Category 3: No significant defect (2 of 8 balconies)
Two balconies showed no evidence of active water ingress. The membranes were intact, falls were adequate, and the soffits below showed no staining or efflorescence. Minor maintenance items were noted (grout repointing in isolated areas), but no waterproofing remediation was required.
The Outcome
Based on our investigation findings, we prepared a detailed scope of works that prescribed the appropriate level of intervention for each balcony individually:
- 3 balconies: Full strip-out and membrane replacement
- 3 balconies: Targeted flashing and drainage repairs
- 2 balconies: Minor maintenance only
The owners corporation tendered the works based on our scope. The final cost for the targeted remediation program was significantly less than the original blanket replacement quote — a saving that materially reduced the special levy burden on lot owners.
Equally important, the three balconies that genuinely needed full replacement received it. The investigation ensured that the money spent was directed at actual defects rather than spread uniformly across balconies that did not require that level of intervention.
The Lesson
This outcome is not unusual. In our experience with Sydney strata buildings, a blanket approach to balcony remediation — where every balcony receives the same scope of works regardless of its actual condition — is common but rarely justified. Buildings age unevenly. Balconies with different orientations, different exposure to weather, different drainage configurations, and different usage patterns will develop different defect profiles.

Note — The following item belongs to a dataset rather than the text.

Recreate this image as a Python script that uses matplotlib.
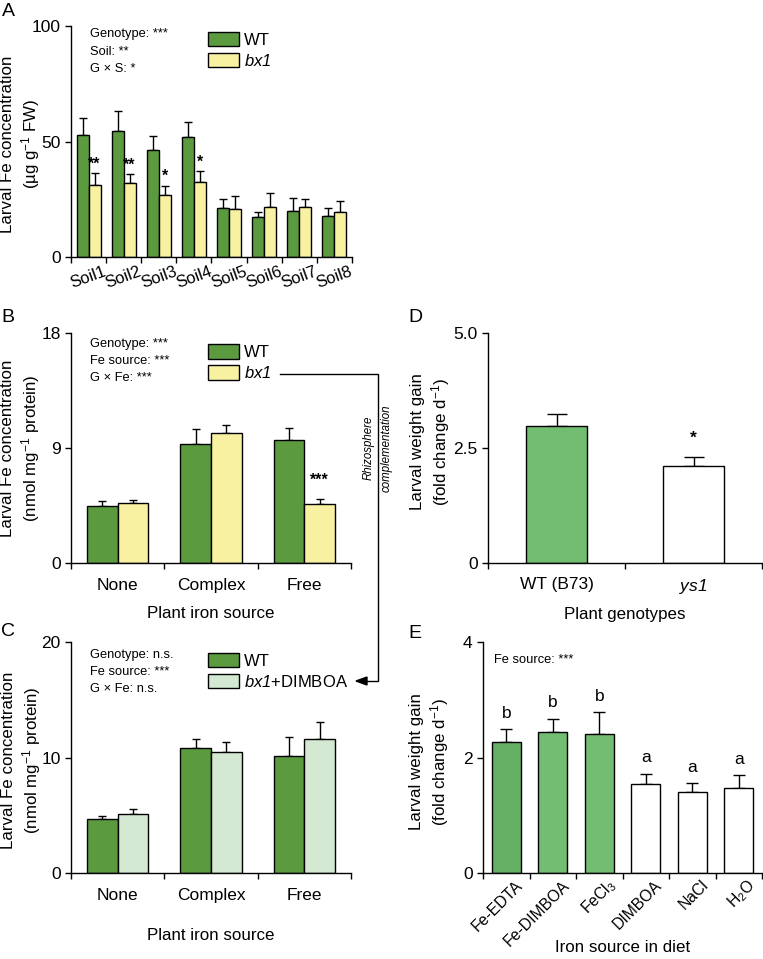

The value of a proper investigation before remediation is straightforward:
- It prevents overspending. Not every balcony showing symptoms requires the same treatment. A drainage defect does not require a membrane replacement. A flashing failure does not require a full strip-out.
- It prevents underspending. A balcony with genuine membrane failure that receives only a flashing repair will continue to leak. The investigation identifies which balconies truly need comprehensive work.
- It provides defensible documentation. The investigation report gives the owners corporation a clear, evidence-based rationale for the remediation scope — important for strata governance, levy justification, and any future warranty claims.
- It establishes a baseline. The investigation documents the current condition of every balcony, including those not requiring immediate work. This baseline supports the strata’s capital works planning by identifying which balconies may need attention in the medium term.
The investigation itself represents a modest cost relative to the remediation works it informs. In this case, the cost of the investigation was recovered many times over through the reduction in unnecessary replacement scope.
When to Seek an Independent Investigation
If your strata building has received a remediation quote that prescribes the same scope of works across all balconies, it is worth asking whether an independent investigation has been carried out to confirm that every balcony actually requires that level of work. A contractor quoting on remediation has an inherent interest in a larger scope. An independent consultant — one who is not tendering for the remediation work — provides an objective assessment.
Under the Strata Schemes Management Act 2015 (NSW), the owners corporation has a responsibility to maintain common property, which includes balcony waterproofing membranes. That responsibility includes ensuring remediation is appropriately scoped — neither under-done nor over-done. A proper investigation is the foundation for meeting that obligation.